On Wednesday (June 1, 2011) FundRaiser sent a carload of volunteers to help with the disaster relief in Joplin, which is just 3 hours from here.  I was one of them.  These are my impressions…

We worked with a crew of about 20 from one of several disaster relief centers (I would estimate that there were about 200 volunteers just at this one, which was coordinated by the Baptist convention).  We were working on the outskirts of the worst of the damage – where there were still houses standing.  The houses might have lost parts of a roof, or had part of the house caved in, siding blown off, windows blown in, etc, but they were habitable and the occupants were there.

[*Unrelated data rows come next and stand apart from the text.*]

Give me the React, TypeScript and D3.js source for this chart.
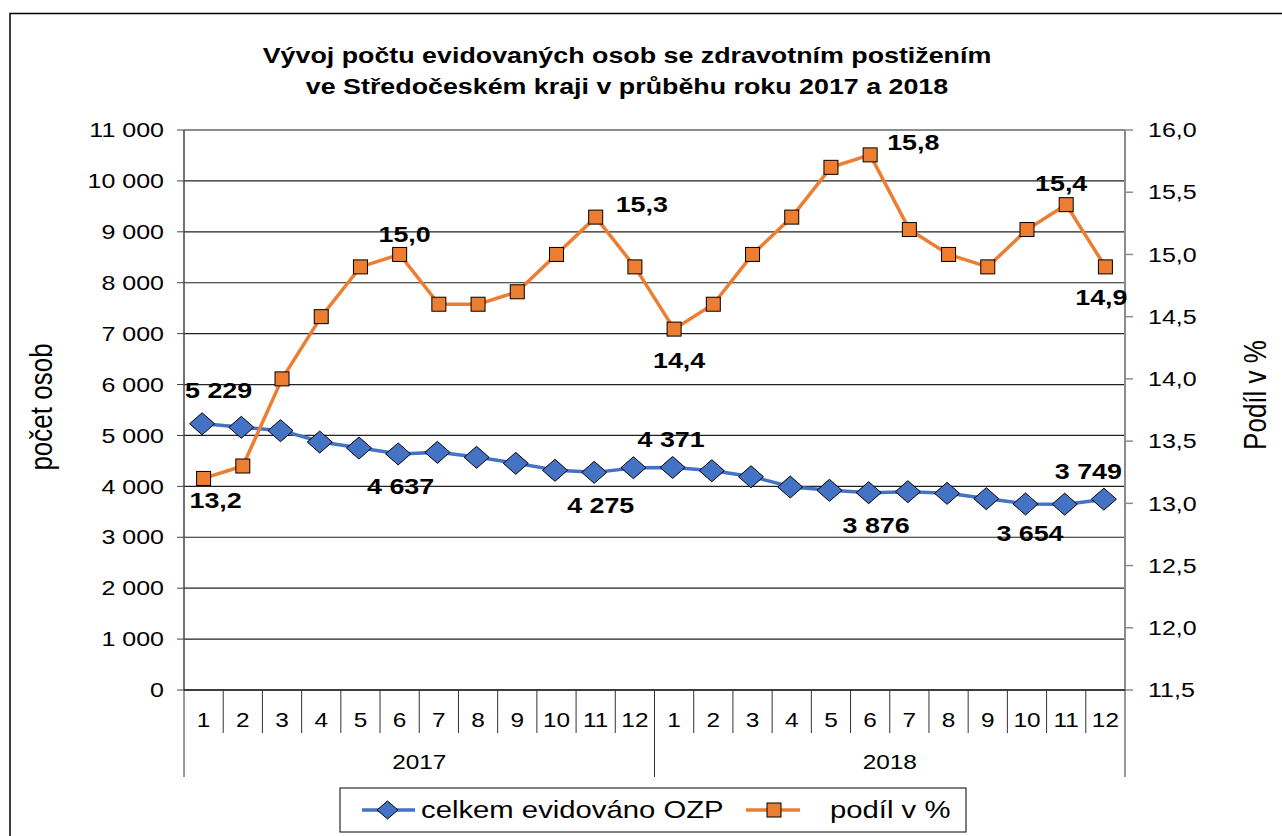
import React from 'react';
import * as d3 from 'd3';

// month labels on the category axis, grouped by year
const months = ['1', '2', '3', '4', '5', '6', '7', '8', '9', '10', '11', '12',
  '1', '2', '3', '4', '5', '6', '7', '8', '9', '10', '11', '12'];
const years = ['2017', '2018'];

// celkem evidováno OZP (left axis)
const counts = [5229, 5160, 5094, 4871, 4753, 4637, 4668, 4570, 4452, 4315, 4275, 4366,
  4371, 4307, 4189, 3987, 3922, 3876, 3895, 3863, 3758, 3654, 3650, 3749];
// podíl v % (right axis)
const shares = [13.2, 13.3, 14.0, 14.5, 14.9, 15.0, 14.6, 14.6, 14.7, 15.0, 15.3, 14.9,
  14.4, 14.6, 15.0, 15.3, 15.7, 15.8, 15.2, 15.0, 14.9, 15.2, 15.4, 14.9];

const leftTicks = d3.range(0, 11001, 1000);
const rightTicks = d3.range(11.5, 16.01, 0.5);

const titleLines = [
  'Vývoj počtu evidovaných osob se zdravotním postižením',
  've Středočeském kraji v průběhu roku 2017 a 2018',
];

const FONT = '"Liberation Sans", Arial, sans-serif';
const BLUE = '#4472C4';
const ORANGE = '#ED7D31';
const SX = 1.22; // the original picture is stretched horizontally

const cz = d3.formatLocale({ decimal: ',', thousands: ' ', grouping: [3], currency: ['', ''] });
const fmtCount = cz.format(',d');
const fmtShare = cz.format('.1f');

const T = ({ x, y, size, anchor = 'start', bold = false, rotate = 0, mid = false, children }: any) => (
  <text transform={`translate(${x},${y}) scale(${SX},1)${rotate ? ` rotate(${rotate})` : ''}`}
    textAnchor={anchor} fontSize={size} fontWeight={bold ? 'bold' : 'normal'} dy={mid ? '0.35em' : undefined}>
    {children}
  </text>
);

const App = () => {
  const left = 184, right = 1125, top = 130, bottom = 690;

  const x = d3.scaleBand<number>().domain(d3.range(months.length)).range([left, right]).padding(0);
  const cx = (i: number) => (x(i) as number) + x.bandwidth() / 2;
  const yL = d3.scaleLinear().domain([0, 11000]).range([bottom, top]);
  const yR = d3.scaleLinear().domain([11.5, 16]).range([bottom, top]);

  const lineCounts = d3.line<number>().x((_, i) => cx(i)).y(d => yL(d));
  const lineShares = d3.line<number>().x((_, i) => cx(i)).y(d => yR(d));

  // which points get a value label, and where it sits relative to the marker
  const countLabels = [
    { i: 0, dx: 15, dy: -26, anchor: 'middle' },
    { i: 5, dx: 1, dy: 40, anchor: 'middle' },
    { i: 10, dx: 5, dy: 41, anchor: 'middle' },
    { i: 12, dx: -3, dy: -20, anchor: 'middle' },
    { i: 17, dx: 6, dy: 40, anchor: 'middle' },
    { i: 21, dx: 3, dy: 37, anchor: 'middle' },
    { i: 23, dx: -17, dy: -20, anchor: 'middle' },
  ];
  const shareLabels = [
    { i: 0, dx: 12, dy: 30, anchor: 'middle' },
    { i: 5, dx: 5, dy: -12, anchor: 'middle' },
    { i: 10, dx: 20, dy: -5, anchor: 'start' },
    { i: 12, dx: 5, dy: 39, anchor: 'middle' },
    { i: 17, dx: 17, dy: -5, anchor: 'start' },
    { i: 22, dx: -5, dy: -14, anchor: 'middle' },
    { i: 23, dx: -4, dy: 38, anchor: 'middle' },
  ];

  const diamond = (px: number, py: number, r = 11) =>
    `M${px - 1.5},${py - r}L${px + r},${py}L${px - 1.5},${py + r}L${px - r - 3},${py}Z`;

  const yearSpan = months.length / years.length;

  return (
    <svg width={1282} height={836} style={{ position: 'absolute', left: 0, top: 0, background: '#fff' }}
      fontFamily={FONT}>
      <rect x={10} y={13.5} width={1300} height={900} fill="#fff" stroke="#000" strokeWidth={1.5} />

      {titleLines.map((t, k) => (
        <T key={t} x={627} y={63 + k * 31} anchor="middle" size={22} bold>{t}</T>
      ))}

      {/* gridlines */}
      {leftTicks.map(t => (
        <line key={t} x1={left} x2={right} y1={yL(t)} y2={yL(t)}
          stroke={t === 11000 ? '#8c8c8c' : '#222'} strokeWidth={t === 11000 ? 2 : 1.2} />
      ))}

      {/* left axis */}
      <line x1={left} x2={left} y1={top} y2={bottom} stroke="#444" strokeWidth={1.5} />
      {leftTicks.map(t => (
        <g key={t}>
          <line x1={left - 7} x2={left} y1={yL(t)} y2={yL(t)} stroke="#444" />
          <T x={164} y={yL(t)} anchor="end" size={20.5} mid>{fmtCount(t)}</T>
        </g>
      ))}
      <T x={52} y={407} anchor="middle" size={26} rotate={-90}>počet osob</T>

      {/* right axis */}
      <line x1={right} x2={right} y1={top} y2={bottom} stroke="#8c8c8c" strokeWidth={2} />
      {rightTicks.map(t => (
        <g key={t}>
          <line x1={right} x2={right + 8} y1={yR(t)} y2={yR(t)} stroke="#8c8c8c" strokeWidth={1.5} />
          <T x={1148} y={yR(t)} size={20.5} mid>{fmtShare(t)}</T>
        </g>
      ))}
      <T x={1266} y={395} anchor="middle" size={26} rotate={-90}>Podíl v %</T>

      {/* category axis */}
      <line x1={left} x2={right} y1={bottom} y2={bottom} stroke="#222" strokeWidth={1.5} />
      {months.map((m, i) => (
        <g key={i}>
          {i > 0 && i % yearSpan !== 0 && (
            <line x1={x(i)} x2={x(i)} y1={bottom} y2={733} stroke="#333" />
          )}
          <T x={cx(i)} y={727} anchor="middle" size={20}>{m}</T>
        </g>
      ))}
      {d3.range(years.length + 1).map(k => {
        const xx = k === years.length ? right : (x(k * yearSpan) as number);
        return <line key={k} x1={xx} x2={xx} y1={bottom} y2={777} stroke="#333" />;
      })}
      {years.map((yr, k) => {
        const x0 = x(k * yearSpan) as number;
        const x1 = k === years.length - 1 ? right : (x((k + 1) * yearSpan) as number);
        return <T key={yr} x={(x0 + x1) / 2} y={769} anchor="middle" size={20}>{yr}</T>;
      })}

      {/* series */}
      <path d={lineCounts(counts) as string} fill="none" stroke={BLUE} strokeWidth={3.5} />
      <path d={lineShares(shares) as string} fill="none" stroke={ORANGE} strokeWidth={3.5} />
      {counts.map((v, i) => (
        <path key={i} d={diamond(cx(i), yL(v))} fill={BLUE} stroke="#000" strokeWidth={1} />
      ))}
      {shares.map((v, i) => (
        <rect key={i} x={cx(i) - 7} y={yR(v) - 7} width={14} height={14} fill={ORANGE} stroke="#000" strokeWidth={1} />
      ))}

      {/* value labels */}
      {countLabels.map(l => (
        <T key={'c' + l.i} x={cx(l.i) + l.dx} y={yL(counts[l.i]) + l.dy} anchor={l.anchor}
          size={22} bold>{fmtCount(counts[l.i])}</T>
      ))}
      {shareLabels.map(l => (
        <T key={'s' + l.i} x={cx(l.i) + l.dx} y={yR(shares[l.i]) + l.dy} anchor={l.anchor}
          size={22} bold>{fmtShare(shares[l.i])}</T>
      ))}

      {/* legend */}
      <rect x={340} y={788} width={626} height={44} fill="#fff" stroke="#000" strokeWidth={1} />
      <line x1={362} x2={415} y1={810} y2={810} stroke={BLUE} strokeWidth={3.5} />
      <path d={diamond(389, 810, 9)} fill={BLUE} stroke="#000" />
      <T x={421} y={810} size={24} mid>celkem evidováno OZP</T>
      <line x1={746} x2={800} y1={810} y2={810} stroke={ORANGE} strokeWidth={3.5} />
      <rect x={767} y={803} width={14} height={14} fill={ORANGE} stroke="#000" />
      <T x={830} y={810} size={24} mid>podíl v %</T>
    </svg>
  );
};

export default App;
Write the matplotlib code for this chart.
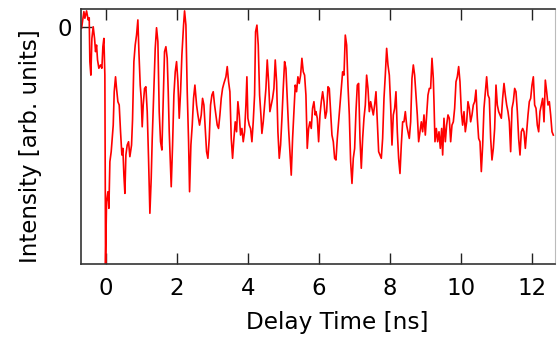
import matplotlib
matplotlib.use("Agg")
import matplotlib.pyplot as plt

# Delay time [ns]
time_ns = [
    -0.700, -0.676, -0.610, -0.582, -0.535, -0.489, -0.460, -0.442, -0.414, -0.385, -0.348,
    -0.310, -0.282, -0.254, -0.226, -0.189, -0.142, -0.104, -0.076, -0.048, -0.020, -0.001,
    0.027, 0.065, 0.093, 0.121, 0.158, 0.186, 0.215, 0.243, 0.280, 0.308, 0.346, 0.383,
    0.421, 0.458, 0.486, 0.515, 0.543, 0.571, 0.608, 0.646, 0.683, 0.730, 0.758, 0.796,
    0.833, 0.871, 0.908, 0.937, 0.974, 1.002, 1.030, 1.058, 1.096, 1.133, 1.171, 1.208,
    1.246, 1.283, 1.312, 1.358, 1.396, 1.433, 1.471, 1.508, 1.546, 1.583, 1.621, 1.658,
    1.696, 1.733, 1.762, 1.790, 1.818, 1.846, 1.884, 1.921, 1.959, 1.996, 2.034, 2.071,
    2.109, 2.146, 2.193, 2.221, 2.259, 2.296, 2.334, 2.362, 2.399, 2.437, 2.474, 2.512,
    2.559,
    2.596, 2.643, 2.690, 2.727, 2.765, 2.802, 2.840, 2.877, 2.915, 2.952, 2.990, 3.027,
    3.065, 3.102, 3.140, 3.177, 3.215, 3.252, 3.290, 3.327, 3.384, 3.421, 3.459, 3.496,
    3.534, 3.571, 3.609, 3.646, 3.684, 3.721, 3.759, 3.796, 3.834, 3.871, 3.909, 3.946,
    3.974, 4.002, 4.040, 4.077, 4.115, 4.152, 4.190, 4.218, 4.256, 4.293, 4.331, 4.368,
    4.396, 4.434, 4.471, 4.509, 4.546, 4.584, 4.621, 4.659, 4.696, 4.734, 4.771, 4.809,
    4.846, 4.884, 4.921, 4.959, 4.996, 5.034, 5.071, 5.109, 5.146, 5.184, 5.221, 5.259,
    5.296, 5.334, 5.371, 5.409, 5.446, 5.484, 5.521, 5.559, 5.596, 5.634, 5.671, 5.709,
    5.746, 5.784, 5.821, 5.859, 5.896,
    5.916, 5.954, 5.991, 6.029, 6.066, 6.104, 6.141, 6.179, 6.216, 6.254, 6.291, 6.329,
    6.366, 6.404, 6.441, 6.479, 6.516, 6.554, 6.591, 6.629, 6.666, 6.704, 6.741, 6.779,
    6.816, 6.854, 6.891, 6.929, 6.966, 7.004, 7.041, 7.079, 7.116, 7.154, 7.191, 7.229,
    7.266, 7.304, 7.341, 7.379, 7.416, 7.454, 7.491, 7.529, 7.566, 7.604, 7.641, 7.679,
    7.716, 7.754, 7.791, 7.829, 7.866, 7.904, 7.941, 7.979, 8.016, 8.054, 8.091, 8.129,
    8.166, 8.204, 8.241, 8.279, 8.316, 8.354, 8.391, 8.429, 8.466, 8.504, 8.541, 8.579,
    8.616, 8.654, 8.691, 8.729, 8.766, 8.804, 8.841, 8.879, 8.916, 8.954, 8.991, 9.029,
    9.066, 9.104, 9.141, 9.179, 9.216,
    9.235, 9.263, 9.301, 9.338, 9.376, 9.413, 9.451, 9.479, 9.516, 9.554, 9.591, 9.629,
    9.666, 9.704, 9.741, 9.779, 9.816, 9.854, 9.891, 9.929, 9.966, 10.004, 10.041, 10.079,
    10.116, 10.154, 10.191, 10.229, 10.266, 10.304, 10.341, 10.379, 10.416, 10.454, 10.491,
    10.529, 10.566, 10.604, 10.641, 10.679, 10.716, 10.754, 10.791, 10.829, 10.866, 10.904,
    10.941, 10.979, 11.016, 11.054, 11.091, 11.129, 11.166, 11.204, 11.241, 11.279, 11.316,
    11.354, 11.391, 11.429, 11.466, 11.504, 11.541, 11.579, 11.616, 11.654, 11.691, 11.729,
    11.766, 11.804, 11.841, 11.879, 11.916, 11.954, 11.991, 12.029, 12.066, 12.104, 12.141,
    12.179, 12.216, 12.254, 12.291, 12.329, 12.366, 12.404, 12.441, 12.479, 12.516, 12.554,
    12.591,
]

# Intensity [arb. units]
intensity = [
    -0.006, -0.006, 0.065, 0.037, 0.068, 0.030, 0.039, -0.146, -0.203, -0.048, 0.001,
    -0.048, -0.104, -0.076, -0.139, -0.174, -0.160, -0.174, -0.083, -0.048, -0.203, -1.000,
    -0.737, -0.695, -0.765, -0.568, -0.526, -0.470, -0.414, -0.273, -0.210, -0.259, -0.315, -0.329,
    -0.442, -0.540, -0.512, -0.625, -0.702, -0.540, -0.498, -0.484, -0.547, -0.498, -0.392, -0.146,
    -0.076, -0.034, 0.030, -0.104, -0.245, -0.301, -0.421, -0.329, -0.259, -0.252, -0.357, -0.554,
    -0.786, -0.639, -0.470, -0.259, -0.090, -0.003, -0.062, -0.357, -0.484, -0.519, -0.301, -0.104,
    -0.083, -0.132, -0.273, -0.442, -0.554, -0.674, -0.498, -0.287, -0.189, -0.146, -0.231, -0.385,
    -0.273, -0.118, 0.008, 0.068, 0.008, -0.273, -0.484, -0.695, -0.498, -0.414, -0.301, -0.245,
    -0.329,
    -0.371, -0.414, -0.371, -0.301, -0.329, -0.428, -0.526, -0.554, -0.470, -0.329, -0.287, -0.273,
    -0.329, -0.371, -0.414, -0.428, -0.371, -0.301, -0.259, -0.238, -0.210, -0.167, -0.231, -0.273,
    -0.470, -0.554, -0.470, -0.400, -0.442, -0.315, -0.371, -0.456, -0.428, -0.484, -0.442, -0.329,
    -0.210, -0.385, -0.414, -0.428, -0.484, -0.400, -0.287, -0.020, 0.008, -0.076, -0.287, -0.371,
    -0.449, -0.400, -0.329, -0.259, -0.139, -0.231, -0.357, -0.329, -0.301, -0.259, -0.139, -0.231,
    -0.442, -0.554, -0.498, -0.385, -0.259, -0.146, -0.174, -0.301, -0.428, -0.526, -0.625, -0.470,
    -0.357, -0.245, -0.273, -0.210, -0.238, -0.203, -0.132, -0.189, -0.203, -0.287, -0.512, -0.428,
    -0.400, -0.428, -0.343, -0.315, -0.371,
    -0.357, -0.385, -0.484, -0.371, -0.315, -0.273, -0.315, -0.385, -0.357, -0.252, -0.259, -0.357,
    -0.456, -0.484, -0.554, -0.561, -0.470, -0.400, -0.329, -0.259, -0.189, -0.203, -0.034, -0.076,
    -0.245, -0.371, -0.568, -0.660, -0.554, -0.512, -0.357, -0.245, -0.238, -0.470, -0.596, -0.470,
    -0.385, -0.329, -0.203, -0.259, -0.357, -0.315, -0.343, -0.371, -0.329, -0.273, -0.400, -0.526,
    -0.540, -0.554, -0.470, -0.301, -0.203, -0.090, -0.160, -0.203, -0.329, -0.498, -0.371, -0.343,
    -0.273, -0.442, -0.554, -0.618, -0.498, -0.400, -0.400, -0.357, -0.414, -0.442, -0.470, -0.400,
    -0.217, -0.160, -0.203, -0.287, -0.371, -0.484, -0.442, -0.400, -0.442, -0.371, -0.456, -0.371,
    -0.287, -0.259, -0.259, -0.132, -0.217,
    -0.315, -0.484, -0.428, -0.484, -0.442, -0.512, -0.428, -0.540, -0.385, -0.484, -0.414, -0.371,
    -0.385, -0.484, -0.414, -0.400, -0.343, -0.231, -0.210, -0.167, -0.231, -0.357, -0.414, -0.357,
    -0.442, -0.400, -0.315, -0.343, -0.400, -0.371, -0.329, -0.315, -0.266, -0.385, -0.470,
    -0.484, -0.610, -0.498, -0.343, -0.273, -0.210, -0.287, -0.301, -0.470, -0.561, -0.512,
    -0.428, -0.245, -0.329, -0.357, -0.371, -0.385, -0.301, -0.238, -0.287, -0.329, -0.357,
    -0.400, -0.526, -0.343, -0.315, -0.259, -0.273, -0.357, -0.470, -0.540, -0.442, -0.428,
    -0.442, -0.512, -0.442, -0.371, -0.315, -0.301, -0.245, -0.210, -0.329, -0.343, -0.414,
    -0.442, -0.357, -0.329, -0.301, -0.400, -0.224, -0.273, -0.329, -0.315, -0.371, -0.442,
    -0.456,
]

x_ticks = [0, 2, 4, 6, 8, 10, 12]
y_ticks = [0]
y_tick_labels = ["0"]

plt.rcParams['font.family'] = ['DejaVu Sans']

fig = plt.figure(figsize=(5.58, 3.40), dpi=100)
ax = fig.add_axes([0.1446, 0.2235, 0.8495, 0.75])

ax.plot(time_ns, intensity, color='#ff0000', linewidth=1.2)

ax.set_xlim(-0.70, 12.63)
ax.set_ylim(-1.0, 0.076)
ax.set_xticks(x_ticks)
ax.set_xticklabels([str(t) for t in x_ticks])
ax.set_yticks(y_ticks)
ax.set_yticklabels(y_tick_labels)

ax.tick_params(axis='x', direction='in', length=8, width=1.0, top=True, bottom=True,
               labelsize=16.5, pad=9.5, colors='#222222', labelcolor='black')
ax.tick_params(axis='y', direction='in', length=8, width=1.0, left=True,
               labelsize=16.5, pad=6, colors='#222222', labelcolor='black')

for side in ['left', 'bottom', 'top']:
    ax.spines[side].set_color('#333333')
    ax.spines[side].set_linewidth(1.2)
ax.spines['right'].set_color('#bbbbbb')
ax.spines['right'].set_linewidth(0.8)

ax.set_xlabel('Delay Time [ns]', fontsize=16.7)
ax.set_ylabel('Intensity [arb. units]', fontsize=16.5)
ax.xaxis.set_label_coords(0.541, -0.185)
ax.yaxis.set_label_coords(-0.081, 0.461)

fig.savefig('out.png', dpi=100)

Anyway, we hauled brush and debris into piles.  Crews had come through the previous week and cut up the trees that were in the way or dangerous, and those were already piled up in huge piles.  And, the utility company workers had already replaced all the telephone poles that had been snapped off (which was all of them from what I could tell), so an amazing amount of work had already been done.  We were doing followup cleanup.  Each team had several “cutters” (those with chainsaws), a bobcat or tractor or two to lift heavy logs, and lots of us “haulers”.

We drove through a bit of the main damage.  The best way to describe it is to picture a huge kitchen blender.  Throw in 95% of the houses and cars and trucks and strip malls and storage units and churches.  Blend it all up and then throw half of it up into a giant fan to spread it evenly around.  Then take the other half and shoot it out a high-powered water cannon at anything left standing.

That level of damage is at least a mile wide and several miles long.  We heard that they are still finding body parts.  Whenever someone comes across a bad smell, they call in the police.

I could go on, but won’t.  It definitely makes you appreciate the raw power of nature and the flimsiness of civilization.